Artillery battery in Malta

Ramla Right Battery (Batterija tal-Lemin tar-Ramla), also known as Gironda Battery (Batterija ta' Gironda) or Nadur Battery (Batterija tan-Nadur), was an artillery battery in Ramla Bay, in the limits of Nadur on the island of Gozo, Malta. It was built by the Order of Saint John in 1715–1716 as one of a series of coastal fortifications around the Maltese Islands. The battery now lies in ruins.

==History==
Ramla Right Battery was built in 1715–1716 as part of the first building programme of coastal batteries in Malta. It was one of several fortifications in Ramla Bay, which also included Ramla Left Battery on the opposite side of the bay and Ramla Redoubt in the centre.
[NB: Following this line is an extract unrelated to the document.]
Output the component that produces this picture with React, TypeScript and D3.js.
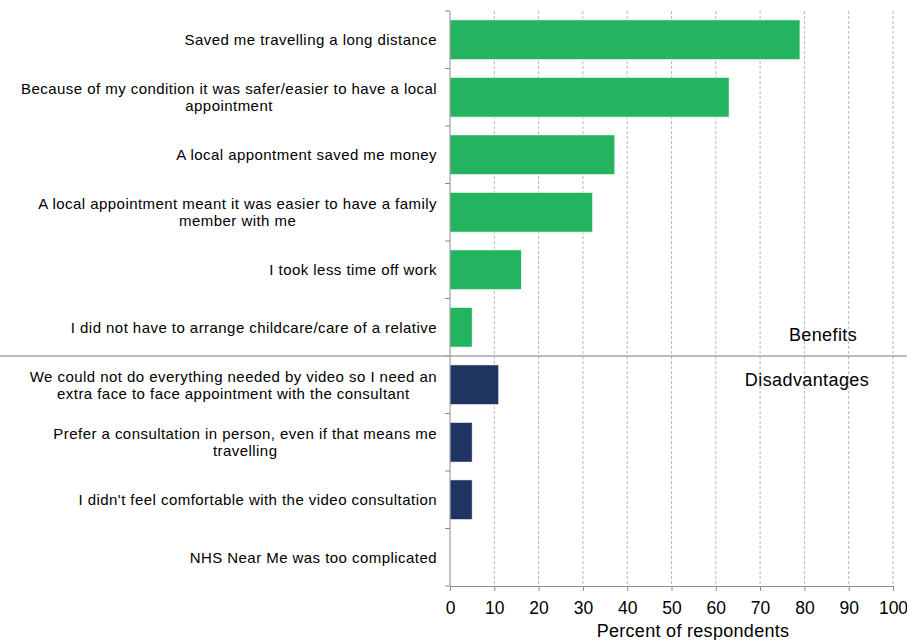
import { useEffect, useRef } from 'react';
import * as d3 from 'd3';

// categories top to bottom, each label split into its lines
const categories: string[][] = [
  ['Saved me travelling a long distance'],
  ['Because of my condition it was safer/easier to have a local', 'appointment'],
  ['A local appontment saved me money'],
  ['A local appointment meant it was easier to have a family', 'member with me'],
  ['I took less time off work'],
  ['I did not have to arrange childcare/care of a relative'],
  ['We could not do everything needed by video so I need an', 'extra face to face appointment with the consultant'],
  ['Prefer a consultation in person, even if that means me', 'travelling'],
  ["I didn't feel comfortable with the video consultation"],
  ['NHS Near Me was too complicated'],
];
const values: number[] = [79, 63, 37.2, 32.2, 16.1, 5, 11, 5, 5, 0];
const groups: string[] = ['Benefits', 'Benefits', 'Benefits', 'Benefits', 'Benefits', 'Benefits',
  'Disadvantages', 'Disadvantages', 'Disadvantages', 'Disadvantages'];
const xTicks: number[] = [0, 10, 20, 30, 40, 50, 60, 70, 80, 90, 100];

const W = 907;
const H = 640;
const FONT = '"Liberation Sans", Arial, sans-serif';

const App = () => {
  const svgRef = useRef<SVGSVGElement | null>(null);

  useEffect(() => {
    if (!svgRef.current) return;
    const svg = d3.select(svgRef.current);
    svg.selectAll('*').remove();

    const margin = { top: 11, left: 450, right: 14, bottom: 54 };
    const x = d3.scaleLinear().domain([0, 100]).range([margin.left, W - margin.right]);
    const y = d3.scaleBand<number>()
      .domain(d3.range(categories.length))
      .range([margin.top, H - margin.bottom])
      .paddingInner(0.31)
      .paddingOuter(0.155);
    const step = y.step();
    const bandTop = (i: number) => margin.top + step * i;
    const color = d3.scaleOrdinal<string, string>()
      .domain(['Benefits', 'Disadvantages'])
      .range(['#24b35f', '#1f3461']);

    // dashed gridlines
    svg.append('g')
      .selectAll('line')
      .data(xTicks.slice(1))
      .enter()
      .append('line')
      .attr('x1', d => x(d)).attr('x2', d => x(d))
      .attr('y1', margin.top).attr('y2', H - margin.bottom)
      .attr('stroke', '#b8b8b8')
      .attr('stroke-dasharray', '3,2');

    // bars
    svg.append('g')
      .selectAll('rect')
      .data(values)
      .enter()
      .append('rect')
      .attr('x', x(0))
      .attr('y', (_, i) => y(i)!)
      .attr('width', d => x(d) - x(0))
      .attr('height', y.bandwidth())
      .attr('fill', (_, i) => color(groups[i]))
      .attr('stroke', d => d > 0 ? '#ffffff' : 'none')
      .attr('stroke-width', 0.6);

    // y axis line + tick marks at band boundaries
    const axisColor = '#8c8c8c';
    svg.append('line')
      .attr('x1', x(0)).attr('x2', x(0))
      .attr('y1', margin.top).attr('y2', H - margin.bottom)
      .attr('stroke', axisColor);
    svg.append('g')
      .selectAll('line')
      .data(d3.range(categories.length + 1))
      .enter()
      .append('line')
      .attr('x1', x(0) - 5).attr('x2', x(0))
      .attr('y1', d => bandTop(d)).attr('y2', d => bandTop(d))
      .attr('stroke', axisColor);

    // x axis
    const xAxis = svg.append('g')
      .attr('transform', `translate(0,${H - margin.bottom})`)
      .call(d3.axisBottom(x).tickValues(xTicks).tickSize(5).tickPadding(11).tickFormat(d3.format('d')));
    xAxis.select('.domain').attr('stroke', axisColor);
    xAxis.selectAll('.tick line').attr('stroke', axisColor);
    xAxis.selectAll('.tick text')
      .attr('font-family', FONT)
      .attr('font-size', 17.5)
      .attr('fill', '#000');

    svg.append('text')
      .attr('x', 693)
      .attr('y', 637)
      .attr('text-anchor', 'middle')
      .attr('font-family', FONT)
      .attr('font-size', 18)
      .attr('letter-spacing', 0.3)
      .text('Percent of respondents');

    // category labels: right aligned block, lines centred within it
    const labelRight = 437;
    const lineH = 17;
    categories.forEach((lines, i) => {
      const cy = bandTop(i) + step / 2;
      const g = svg.append('g');
      const texts = lines.map((line, j) =>
        g.append('text')
          .attr('font-family', FONT)
          .attr('font-size', 15)
          .attr('letter-spacing', 0.45)
          .attr('dominant-baseline', 'central')
          .attr('y', cy + (j - (lines.length - 1) / 2) * lineH)
          .text(line));
      const widths = texts.map(t => (t.node() as SVGTextElement).getComputedTextLength());
      const maxW = d3.max(widths) || 0;
      const centre = labelRight - maxW / 2;
      texts.forEach(t => t.attr('x', centre).attr('text-anchor', 'middle'));
    });

    // group separator
    const sepY = bandTop(6);
    svg.append('line')
      .attr('x1', 0).attr('x2', W)
      .attr('y1', sepY).attr('y2', sepY)
      .attr('stroke', '#a6a6a6')
      .attr('stroke-width', 1.5);

    svg.append('text')
      .attr('x', 823).attr('y', sepY - 21)
      .attr('text-anchor', 'middle')
      .attr('dominant-baseline', 'central')
      .attr('font-family', FONT)
      .attr('font-size', 18)
      .attr('letter-spacing', 0.4)
      .text('Benefits');
    svg.append('text')
      .attr('x', 807).attr('y', sepY + 24)
      .attr('text-anchor', 'middle')
      .attr('dominant-baseline', 'central')
      .attr('font-family', FONT)
      .attr('font-size', 18)
      .attr('letter-spacing', 0.4)
      .text('Disadvantages');
  }, []);

  return (
    <svg ref={svgRef} width={W} height={H} style={{ display: 'block', position: 'absolute', left: 0, top: 0, background: '#fff' }}></svg>
  );
};

export default App;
These were all linked together by an entrenchment wall. Ramla Bay was further defended by Marsalforn Tower on the plateau above the bay, and an underwater barrier to prevent enemy ships from landing within the bay.

The battery had a semi-circular parapet with six embrasures, with a blockhouse at the rear. A fougasse, dug on the shore close to the battery, still exists.

The battery saw use during the French invasion of Malta in 1798, when it fired on the approaching French fleet.

==Present day==
Only some remains of the battery's blockhouse survive and, along with the rest of Ramla Bay, are managed by the Gaia Foundation.